Technical or documentation sites also raise questions. A technical support site can legitimately republish manufacturer specifications, changelogs, and API documentation. If 70% of the content is 'duplicated' (because it consists of official documents republished), but the site adds original tutorials and troubleshooting guides, is it penalized? Observations suggest that it is not, provided the editorial context is clear and the added value is evident. But again, Google does not provide an explicit reading grid.
Practical impact and recommendations
How can I audit the unique/duplicated content ratio of my site?

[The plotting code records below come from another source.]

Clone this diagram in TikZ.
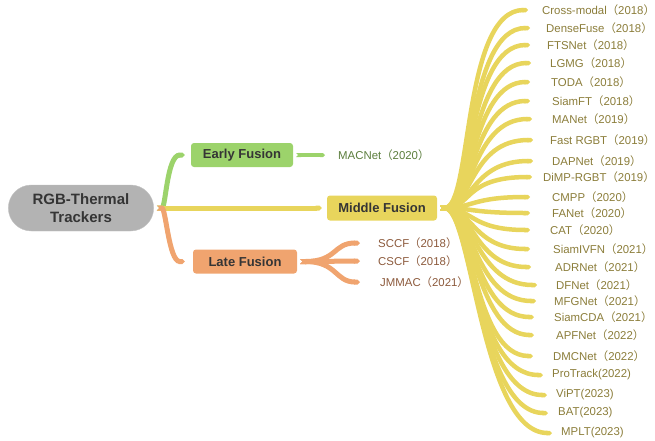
\documentclass[tikz,border=0pt]{standalone}
\usepackage{fontspec}
\setmainfont{Liberation Sans}
\newfontfamily\cjk{Noto Sans CJK SC}
\usetikzlibrary{positioning}
\usetikzlibrary{shapes.misc, arrows.meta}

\definecolor{rootgray}{HTML}{B3B3B3}
\definecolor{efgreen}{HTML}{9CD36B}
\definecolor{mfyellow}{HTML}{E8D55C}
\definecolor{lforange}{HTML}{F0A46F}
\definecolor{boxtext}{HTML}{353535}
\definecolor{midtext}{HTML}{8B7D3A}
\definecolor{latetext}{HTML}{8C5A3C}
\definecolor{earlytext}{HTML}{5B7D3C}

\newcommand\yr[1]{{\cjk （}#1{\cjk ）}}

\tikzset{
  rootbox/.style={rounded rectangle,fill=rootgray,draw=rootgray!80!white,
    minimum width=152pt,minimum height=46pt,align=center,text=boxtext,
    font=\bfseries\fontsize{15}{18}\selectfont},
  fusebox/.style={rectangle,rounded corners=3pt,minimum height=24pt,text=boxtext,
    font=\bfseries\fontsize{13}{15}\selectfont},
  leafm/.style={anchor=west,inner sep=0pt,text=midtext,font=\fontsize{11.4}{14}\selectfont},
  leafl/.style={leafm,text=latetext},
  leafe/.style={leafm,text=earlytext},
  branch/.style={draw=#1,line width=5pt,arrows={Triangle Cap[reversed]-Triangle Cap}}
}

\begin{document}
\begin{tikzpicture}[x=1pt,y=-1pt]
\useasboundingbox (0,0) rectangle (655,440);

\node[rootbox] (root) at (81,208) {RGB-Thermal\\Trackers};
\node[fusebox,fill=efgreen,minimum width=102pt] (early) at (242,155) {Early Fusion};
\node[fusebox,fill=mfyellow,minimum width=110pt,minimum height=25pt] (middle) at (382,208) {Middle Fusion};
\node[fusebox,fill=lforange,minimum width=104pt] (late) at (245,261.5) {Late Fusion};

% first level
\draw[branch=efgreen,shorten <=3pt,shorten >=6pt] (root.east) .. controls +(12,0) and +(-24,0) .. (early.west);
\draw[branch=mfyellow,shorten <=3pt,shorten >=5pt] (root.east) -- (middle.west);
\draw[branch=lforange,shorten <=3pt,shorten >=8pt] (root.east) .. controls +(12,0) and +(-24,0) .. (late.west);

% early fusion
\node[leafe] (macnet) at (338,155) {MACNet\yr{2020}};
\draw[branch=efgreen,line width=4pt,shorten <=3pt,shorten >=13pt] (early.east) -- (macnet.west);

% late fusion
\foreach \nm/\txt/\xx/\yy/\g in {sccf/SCCF\yr{2018}/378/243/18,
    cscf/CSCF\yr{2018}/378/261/18, jmmac/JMMAC\yr{2021}/380/282/20}{
  \node[leafl] (\nm) at (\xx,\yy) {\txt};
  \draw[branch=lforange,shorten <=3pt,shorten >=\g pt] (late.east) .. controls +(40,0) and +(-45,0) .. (\nm.west);
}

% middle fusion
\foreach \nm/\txt/\xx/\yy/\g in {cm/Cross-modal\yr{2018}/542/10/14,
    dfuse/DenseFuse\yr{2018}/546/28/16, fts/FTSNet\yr{2018}/547/45/17,
    lgmg/LGMG\yr{2018}/550/63/19, toda/TODA\yr{2018}/551/82/21,
    sft/SiamFT\yr{2018}/552/101/22, manet/MANet\yr{2019}/552/119/20,
    frgbt/Fast RGBT\yr{2019}/550/140/17, dap/DAPNet\yr{2019}/552/161/19,
    dimp/DiMP-RGBT\yr{2019}/543/177/11, cmpp/CMPP\yr{2020}/552/197/22,
    fanet/FANet\yr{2020}/552/213/22, cat/CAT\yr{2020}/550/230/20,
    sivfn/SiamIVFN\yr{2021}/553/249/23, adr/ADRNet\yr{2021}/555/267/24,
    dfn/DFNet\yr{2021}/556/285/19, mfg/MFGNet\yr{2021}/554/301/18,
    scda/SiamCDA\yr{2021}/554/317/20, apf/APFNet\yr{2022}/556/335/22,
    dmc/DMCNet\yr{2022}/553/356/20, prot/ProTrack(2022)/552/375/9,
    vipt/ViPT(2023)/556/395/9, bat/BAT(2023)/558/413/10,
    mplt/MPLT(2023)/561/433/9}{
  \node[leafm] (\nm) at (\xx,\yy) {\txt};
  \draw[branch=mfyellow,line width=4.5pt,shorten <=3pt,shorten >=\g pt] (middle.east) .. controls +(35,0) and +(-80,0) .. (\nm.west);
}

\end{tikzpicture}
\end{document}
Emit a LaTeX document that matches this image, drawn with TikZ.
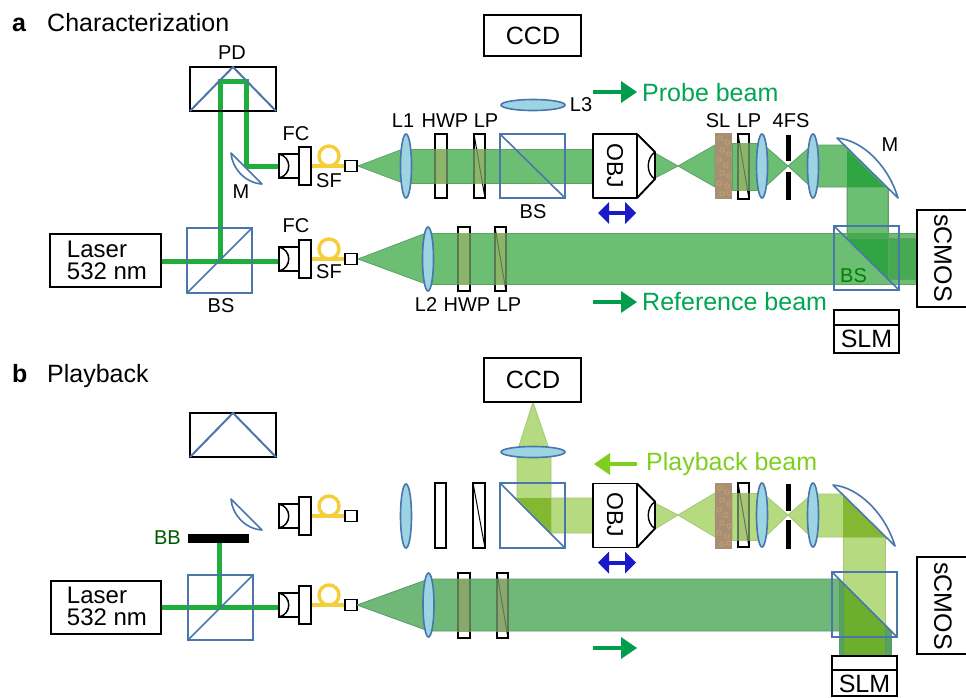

The first step: crawl the entire site with Screaming Frog, Oncrawl, or Sitebulb. Export all main content texts (excluding header/footer/sidebar). Then, use duplicate detection tools like Copyscape, Siteliner, or Python scripts with difflib to calculate similarities. The goal is to identify pages with duplication rates higher than 30-40%.
The second action: segment your content inventory. Classify URLs into categories: 100% unique content, partially duplicated content (e.g., product listings with manufacturer descriptions + customer reviews), fully duplicated content (complete republication). Calculate the percentage of each category. If duplicated or partially duplicated content exceeds 50% of the total indexed, you are at risk.
What should I do if my site is predominantly duplicated?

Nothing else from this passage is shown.